Feasibility Study Finds Strong Demand for Tribal College in Eastern U.S.

BOSTON and NASHVILLE — American Indian students east of the Mississippi River want an intertribal college that serves their needs, and the various Tribes are committed to pursue the establishment of such a college, according to a federally funded study released this week.

The year-long feasibility study was conducted jointly by the New England Board of Higher Education (NEBHE) and the United South and Eastern Tribes, Inc. (USET). The USET region includes 24 federally recognized Tribes from Maine to Florida to Texas.

The study was funded by the Office of Minority Health in the U.S. Department of Health and Human Services. The study examined the feasibility of establishing an intertribal college initially focused on health sciences, technology and pre-medical education that will serve the Tribes located in USET region. This new institution could include a physical hub campus with numerous satellite-learning centers located on reservations and in urban Indian centers.

The study combined a quantitative analysis of tribal demographics and resources with Tribal “talking circles” and focus groups to glean opinions from Tribal leaders, Tribal elders, health and education directors, and students about the need for an intertribal college.

There are currently 35 tribal colleges in the United States. But the only ones east of the Mississippi River are in the upper reaches of Michigan — located far from most of the USET Tribes.

Among the study’s findings:

  • There is high demand for trained tribal members to staff tribal health clinics and provide health services in a culturally sensitive manner.
  • There are enough potential students, both young people and adults, among the tribal populations in the East to sustain the development and ongoing operation of an intertribal college.
  • Tribal members in the East have strong desires to pursue higher education and college degrees, including degrees in medicine and health sciences professions.
  • The overwhelming majority of Tribes have sufficient baseline resources to facilitate the establishment of satellite-learning centers where tribal members could engage in face-to-face instruction and in distance learning.  
  • Tribal elders say an intertribal college must have culturally relevant education as its core mission to help preserve the culture, history and languages of Eastern Tribes, while preparing students to be competitive in their career areas.
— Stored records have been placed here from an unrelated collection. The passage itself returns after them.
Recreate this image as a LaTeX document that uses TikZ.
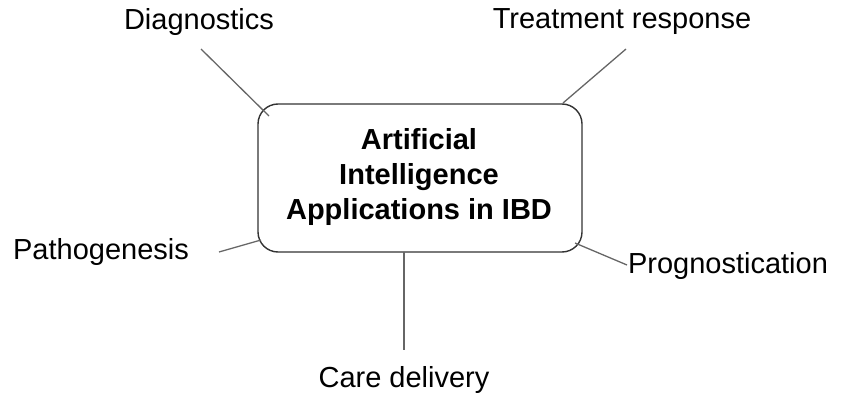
\documentclass[tikz,border=0pt]{standalone}
\usepackage{fontspec}
\setmainfont{Liberation Sans}
\begin{document}
\begin{tikzpicture}[x=1pt,y=-1pt,
  lbl/.style={inner sep=0pt, font=\fontsize{29}{34}\selectfont},
  hub/.style={draw=black!80, line width=1.4pt, rounded corners=20pt, inner sep=0pt, minimum width=324pt, minimum height=148pt},
  spoke/.style={draw=black!60, line width=1.3pt}]
\useasboundingbox (0,0) rectangle (849,401);
\node[hub] (c) at (420,178) {};
\node[inner sep=0pt, align=center, font=\fontsize{29}{35}\selectfont\bfseries] (ct) at (419,177) {Artificial\\Intelligence\\Applications in IBD};
\node[lbl] (d) at (199,22) {Diagnostics};
\node[lbl] (t) at (622,22) {Treatment response};
\node[lbl] (p) at (101,252) {Pathogenesis};
\node[lbl] (g) at (728,266) {Prognostication};
\node[lbl] (cd) at (404,380) {Care delivery};
\coordinate (d1) at (201,49);
\coordinate (d2) at (269,116);
\coordinate (t1) at (626,49);
\coordinate (t2) at (563,103);
\coordinate (p1) at (219,252);
\coordinate (p2) at (261,240);
\coordinate (g1) at (575,243);
\coordinate (g2) at (627,265);
\coordinate (cd1) at (404,252);
\coordinate (cd2) at (404,350);
\draw[spoke] (d1) -- (d2);
\draw[spoke] (t1) -- (t2);
\draw[spoke] (p1) -- (p2);
\draw[spoke] (g1) -- (g2);
\draw[spoke] (cd1) -- (cd2);
\end{tikzpicture}
\end{document}
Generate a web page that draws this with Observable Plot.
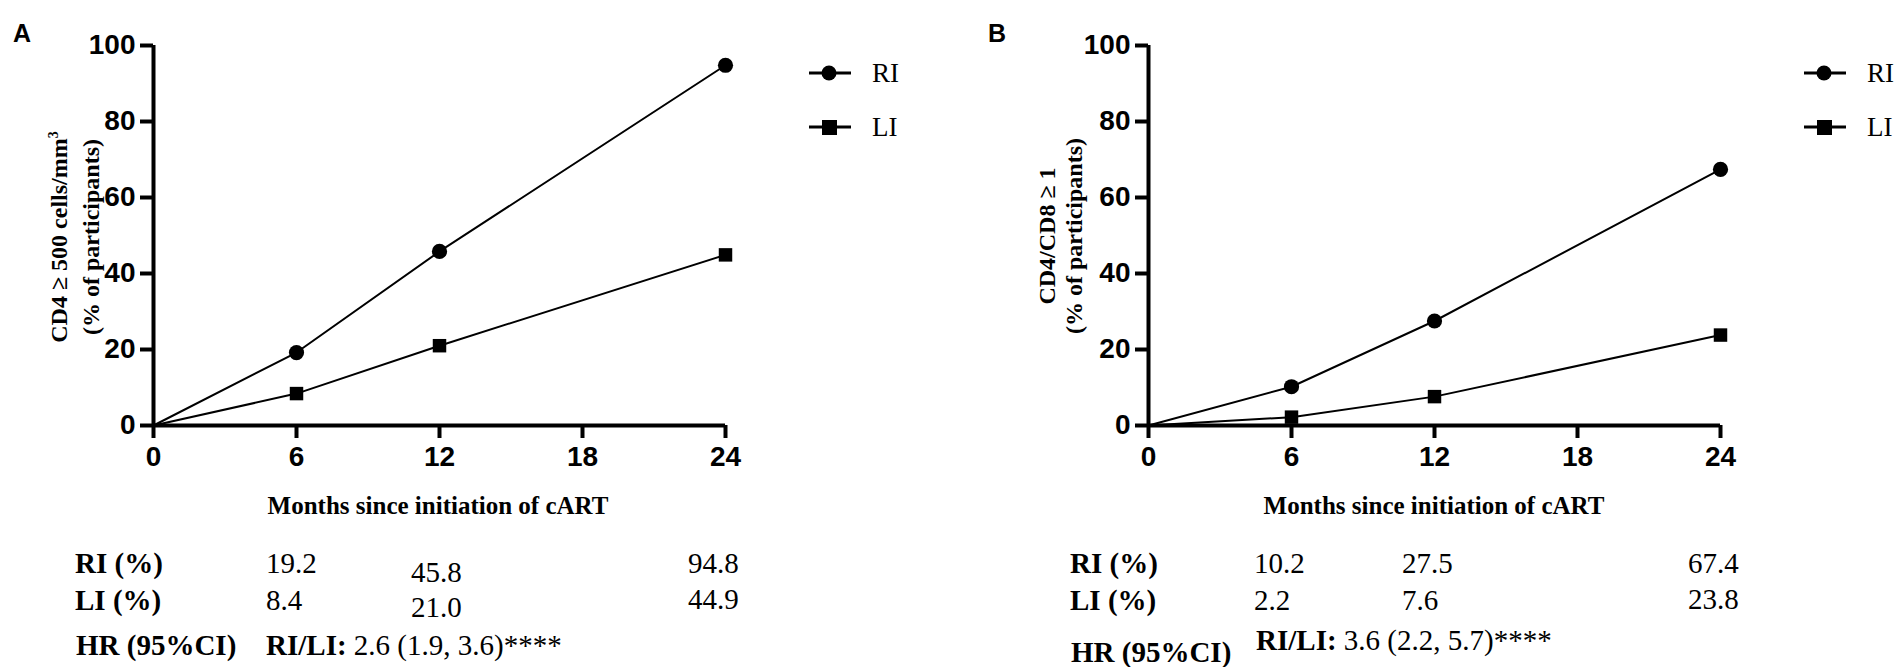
<!DOCTYPE html>
<html>
<head>
<meta charset="utf-8">
<script src="https://cdn.jsdelivr.net/npm/d3@7"></script>
<script src="https://cdn.jsdelivr.net/npm/@observablehq/plot@0.6"></script>
<style>
  html, body { margin: 0; padding: 0; background: #fff; }
  #root { position: relative; width: 1904px; height: 667px; background: #fff; overflow: hidden; font-family: "Liberation Serif", "DejaVu Serif", serif; color: #000; }
  .abs { position: absolute; white-space: nowrap; line-height: 1; }
  .panel { position: absolute; top: 0; }
  .cell { font-size: 29px; transform: translateY(-50%); }
  .b { font-weight: bold; }
  .xlab { font-size: 25px; font-weight: bold; transform: translate(-50%, -50%); }
  .ylab { font-size: 24px; font-weight: bold; text-align: center; transform: translate(-50%, -50%) rotate(-90deg); }
  .tag { font-family: "Liberation Sans", Arial, sans-serif; font-weight: bold; font-size: 25px; transform: translateY(-50%); }
  .leg { font-size: 27px; transform: translateY(-50%); }
  sup { font-size: 14px; vertical-align: 9px; }
</style>
</head>
<body>
<div id="root"></div>
<script>
// ---------- data ----------
const months = [0, 6, 12, 24];
const xTicks = [0, 6, 12, 18, 24];
const yTicks = [0, 20, 40, 60, 80, 100];
const seriesNames = ["RI", "LI"];

const panelA_RI = [0, 19.2, 45.8, 94.8];
const panelA_LI = [0, 8.4, 21.0, 44.9];
const panelB_RI = [0, 10.2, 27.5, 67.4];
const panelB_LI = [0, 2.2, 7.6, 23.8];

const tableA_RI = ["19.2", "45.8", "94.8"];
const tableA_LI = ["8.4", "21.0", "44.9"];
const tableB_RI = ["10.2", "27.5", "67.4"];
const tableB_LI = ["2.2", "7.6", "23.8"];
const hrA = " 2.6 (1.9, 3.6)****";
const hrB = " 3.6 (2.2, 5.7)****";

const xLabel = "Months since initiation of cART";

// ---------- helpers ----------
const root = document.getElementById("root");

function rows(ri, li) {
  const out = [];
  months.forEach((m, i) => out.push({month: m, value: ri[i], series: "RI"}));
  months.forEach((m, i) => out.push({month: m, value: li[i], series: "LI"}));
  return out;
}

const tickFont = "'Liberation Sans', Arial, sans-serif";

function makePanel(data) {
  return Plot.plot({
    width: 760,
    height: 470,
    marginLeft: 153,
    marginRight: 35,
    marginTop: 45,
    marginBottom: 45,
    style: {background: "transparent", overflow: "visible"},
    x: {domain: [0, 24]},
    y: {domain: [0, 100]},
    symbol: {domain: seriesNames, range: ["circle", "square"]},
    marks: [
      Plot.axisX({ticks: xTicks, tickSize: 13, tickPadding: 8, strokeWidth: 4, fontSize: 28, fontWeight: "bold",
        fontFamily: tickFont, label: null, tickFormat: d => d}),
      Plot.axisY({ticks: yTicks, tickSize: 13, tickPadding: 5, strokeWidth: 4, fontSize: 28, fontWeight: "bold",
        fontFamily: tickFont, label: null, tickFormat: d => d}),
      Plot.ruleY([0], {stroke: "black", strokeWidth: 4}),
      Plot.ruleX([0], {stroke: "black", strokeWidth: 4}),
      Plot.line(data, {x: "month", y: "value", z: "series", stroke: "black", strokeWidth: 2}),
      Plot.dot(data.filter(d => d.month > 0), {x: "month", y: "value", symbol: "series", fill: "black", stroke: "none", r: 7.6})
    ]
  });
}

function addText(cls, x, y, html) {
  const d = document.createElement("div");
  d.className = "abs " + cls;
  d.style.left = x + "px";
  d.style.top = y + "px";
  d.innerHTML = html;
  root.appendChild(d);
  return d;
}

function addLegend(x0, yRI, yLI) {
  const svgNS = "http://www.w3.org/2000/svg";
  [[yRI, "RI", "circle"], [yLI, "LI", "square"]].forEach(([y, name, sym]) => {
    const s = document.createElementNS(svgNS, "svg");
    s.setAttribute("width", 44); s.setAttribute("height", 20);
    s.style.position = "absolute"; s.style.left = x0 + "px"; s.style.top = (y - 10) + "px";
    const ln = document.createElementNS(svgNS, "line");
    ln.setAttribute("x1", 0); ln.setAttribute("x2", 42); ln.setAttribute("y1", 10); ln.setAttribute("y2", 10);
    ln.setAttribute("stroke", "black"); ln.setAttribute("stroke-width", 3);
    s.appendChild(ln);
    if (sym === "circle") {
      const c = document.createElementNS(svgNS, "circle");
      c.setAttribute("cx", 20); c.setAttribute("cy", 10); c.setAttribute("r", 7.5); s.appendChild(c);
    } else {
      const r = document.createElementNS(svgNS, "rect");
      r.setAttribute("x", 13); r.setAttribute("y", 3); r.setAttribute("width", 15); r.setAttribute("height", 15); s.appendChild(r);
    }
    root.appendChild(s);
    addText("leg", x0 + 63, y, name);
  });
}

// ---------- panel A ----------
const pA = makePanel(rows(panelA_RI, panelA_LI));
pA.classList.add("panel"); pA.style.left = "0px";
root.appendChild(pA);

// ---------- panel B ----------
const pB = makePanel(rows(panelB_RI, panelB_LI));
pB.classList.add("panel"); pB.style.left = "995px";
root.appendChild(pB);

// panel tags
addText("tag", 13, 33, "A");
addText("tag", 988, 33, "B");

// y labels
const ylA = addText("ylab", 72, 237, "CD4 ≥ 500 cells/mm<sup>3</sup><br>(% of participants)");
ylA.style.lineHeight = "32px";
const ylB = addText("ylab", 1061, 236, "CD4/CD8 ≥ 1<br>(% of participants)");
ylB.style.lineHeight = "27px";

// x labels
addText("xlab", 438, 505, xLabel);
addText("xlab", 1434, 505, xLabel);

// legends
addLegend(809, 73, 127);
addLegend(1804, 73, 127);

// table A
addText("cell b", 75, 563, "RI (%)");
addText("cell b", 75, 600, "LI (%)");
addText("cell b", 76, 645, "HR (95%CI)");
addText("cell", 266, 563, tableA_RI[0]);
addText("cell", 411, 572, tableA_RI[1]);
addText("cell", 688, 563, tableA_RI[2]);
addText("cell", 266, 600, tableA_LI[0]);
addText("cell", 411, 607, tableA_LI[1]);
addText("cell", 688, 599, tableA_LI[2]);
addText("cell", 266, 645, "<b>RI/LI:</b>" + hrA);

// table B
addText("cell b", 1070, 563, "RI (%)");
addText("cell b", 1070, 600, "LI (%)");
addText("cell b", 1071, 652, "HR (95%CI)");
addText("cell", 1254, 563, tableB_RI[0]);
addText("cell", 1402, 563, tableB_RI[1]);
addText("cell", 1688, 563, tableB_RI[2]);
addText("cell", 1254, 600, tableB_LI[0]);
addText("cell", 1402, 600, tableB_LI[1]);
addText("cell", 1688, 599, tableB_LI[2]);
addText("cell", 1256, 640, "<b>RI/LI:</b>" + hrB);
</script>
</body>
</html>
“The tribal leadership and elders are committed to developing a higher education institution that meets the highest academic standards while incorporating the unique history, culture and languages into the curriculum,” said USET president Keller George.

NEBHE delegate Donna Loring, a member of the Penobscot Indian Nation and former member of the Maine State Legislature noted, “There is an obvious need for a Tribal college to be located east of the Mississippi River. In order to move forward, there needs to be a place at the table for every USET tribe.”

The study suggests that USET begin designing operational, financial and curricular plans for an Eastern intertribal college and researching the best location for the intertribal college.

For more information about the study, please contact Tiffany Cheuvront, Bureau Information Officer with USET at chevy@uset.org or (615) 467-1553 or Fenna Hanes, senior director, office of programs at NEBHE, at fhanes@nebhe.org or (617) 357-9620 x129.

NEBHE is a nonprofit, congressionally authorized agency whose mission is to promote greater educational opportunities and services for the residents of New England. NEBHE programs are principally focused on the relationship between New England higher education and regional economic development.

USET, Inc. is a non-profit, intertribal organization that collectively represents its member Tribes at the regional and national level. Its main function is to provide a forum for the exchange of information and ideas among USET Tribes, government agencies and other American Indian organizations. USET has grown to include twenty-four federally recognized Tribes in its current membership.